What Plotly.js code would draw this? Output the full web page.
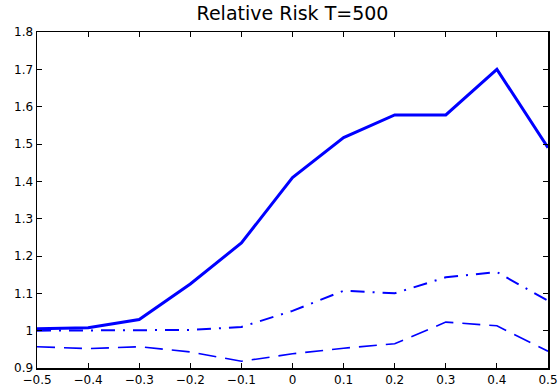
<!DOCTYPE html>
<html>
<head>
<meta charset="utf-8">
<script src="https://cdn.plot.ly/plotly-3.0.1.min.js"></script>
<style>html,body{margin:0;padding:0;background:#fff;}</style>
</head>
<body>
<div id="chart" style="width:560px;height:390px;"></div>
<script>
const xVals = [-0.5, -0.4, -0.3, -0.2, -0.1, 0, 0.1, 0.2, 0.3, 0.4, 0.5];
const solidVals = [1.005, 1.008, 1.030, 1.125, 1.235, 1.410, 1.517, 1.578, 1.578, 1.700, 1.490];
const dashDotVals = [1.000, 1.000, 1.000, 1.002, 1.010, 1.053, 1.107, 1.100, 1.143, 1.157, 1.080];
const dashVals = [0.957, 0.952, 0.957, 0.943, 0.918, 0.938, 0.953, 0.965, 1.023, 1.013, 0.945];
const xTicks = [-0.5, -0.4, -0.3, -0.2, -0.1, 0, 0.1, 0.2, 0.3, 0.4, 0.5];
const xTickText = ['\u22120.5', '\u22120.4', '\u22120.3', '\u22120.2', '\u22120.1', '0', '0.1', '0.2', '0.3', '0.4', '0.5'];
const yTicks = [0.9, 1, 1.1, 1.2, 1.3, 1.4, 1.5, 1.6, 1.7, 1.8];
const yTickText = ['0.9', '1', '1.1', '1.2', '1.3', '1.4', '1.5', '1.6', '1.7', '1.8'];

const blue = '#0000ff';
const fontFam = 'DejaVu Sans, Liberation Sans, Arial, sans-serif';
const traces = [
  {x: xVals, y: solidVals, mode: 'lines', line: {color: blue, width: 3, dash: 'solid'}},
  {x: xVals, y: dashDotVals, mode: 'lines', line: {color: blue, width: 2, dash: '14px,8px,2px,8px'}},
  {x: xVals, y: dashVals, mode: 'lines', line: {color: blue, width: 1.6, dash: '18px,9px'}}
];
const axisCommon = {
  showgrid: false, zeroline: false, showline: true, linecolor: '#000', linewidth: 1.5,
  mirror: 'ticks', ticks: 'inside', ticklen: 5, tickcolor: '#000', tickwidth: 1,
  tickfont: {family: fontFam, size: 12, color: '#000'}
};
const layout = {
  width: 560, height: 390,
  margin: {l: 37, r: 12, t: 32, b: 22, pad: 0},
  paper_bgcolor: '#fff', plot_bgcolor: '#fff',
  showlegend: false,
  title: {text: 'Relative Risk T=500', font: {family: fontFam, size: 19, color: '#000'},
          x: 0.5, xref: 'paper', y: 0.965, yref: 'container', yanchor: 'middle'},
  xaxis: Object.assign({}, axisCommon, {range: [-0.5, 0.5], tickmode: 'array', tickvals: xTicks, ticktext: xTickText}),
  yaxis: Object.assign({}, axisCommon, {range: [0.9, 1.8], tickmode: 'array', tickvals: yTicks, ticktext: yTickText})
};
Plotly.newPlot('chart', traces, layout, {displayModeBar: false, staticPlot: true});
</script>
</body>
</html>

^^^^^^^^

* [Task description]: Every line should be retyped exactly, with the pictures omitted.

* [Exercise solution]:
What Plotly.js code would draw this? Output the full web page.
<!DOCTYPE html>
<html>
<head>
<meta charset="utf-8">
<script src="https://cdn.plot.ly/plotly-3.0.1.min.js"></script>
<style>html,body{margin:0;padding:0;background:#fff;}</style>
</head>
<body>
<div id="chart" style="width:560px;height:390px;"></div>
<script>
const xVals = [-0.5, -0.4, -0.3, -0.2, -0.1, 0, 0.1, 0.2, 0.3, 0.4, 0.5];
const solidVals = [1.005, 1.008, 1.030, 1.125, 1.235, 1.410, 1.517, 1.578, 1.578, 1.700, 1.490];
const dashDotVals = [1.000, 1.000, 1.000, 1.002, 1.010, 1.053, 1.107, 1.100, 1.143, 1.157, 1.080];
const dashVals = [0.957, 0.952, 0.957, 0.943, 0.918, 0.938, 0.953, 0.965, 1.023, 1.013, 0.945];
const xTicks = [-0.5, -0.4, -0.3, -0.2, -0.1, 0, 0.1, 0.2, 0.3, 0.4, 0.5];
const xTickText = ['\u22120.5', '\u22120.4', '\u22120.3', '\u22120.2', '\u22120.1', '0', '0.1', '0.2', '0.3', '0.4', '0.5'];
const yTicks = [0.9, 1, 1.1, 1.2, 1.3, 1.4, 1.5, 1.6, 1.7, 1.8];
const yTickText = ['0.9', '1', '1.1', '1.2', '1.3', '1.4', '1.5', '1.6', '1.7', '1.8'];

const blue = '#0000ff';
const fontFam = 'DejaVu Sans, Liberation Sans, Arial, sans-serif';
const traces = [
  {x: xVals, y: solidVals, mode: 'lines', line: {color: blue, width: 3, dash: 'solid'}},
  {x: xVals, y: dashDotVals, mode: 'lines', line: {color: blue, width: 2, dash: '14px,8px,2px,8px'}},
  {x: xVals, y: dashVals, mode: 'lines', line: {color: blue, width: 1.6, dash: '18px,9px'}}
];
const axisCommon = {
  showgrid: false, zeroline: false, showline: true, linecolor: '#000', linewidth: 1.5,
  mirror: 'ticks', ticks: 'inside', ticklen: 5, tickcolor: '#000', tickwidth: 1,
  tickfont: {family: fontFam, size: 12, color: '#000'}
};
const layout = {
  width: 560, height: 390,
  margin: {l: 37, r: 12, t: 32, b: 22, pad: 0},
  paper_bgcolor: '#fff', plot_bgcolor: '#fff',
  showlegend: false,
  title: {text: 'Relative Risk T=500', font: {family: fontFam, size: 19, color: '#000'},
          x: 0.5, xref: 'paper', y: 0.965, yref: 'container', yanchor: 'middle'},
  xaxis: Object.assign({}, axisCommon, {range: [-0.5, 0.5], tickmode: 'array', tickvals: xTicks, ticktext: xTickText}),
  yaxis: Object.assign({}, axisCommon, {range: [0.9, 1.8], tickmode: 'array', tickvals: yTicks, ticktext: yTickText})
};
Plotly.newPlot('chart', traces, layout, {displayModeBar: false, staticPlot: true});
</script>
</body>
</html>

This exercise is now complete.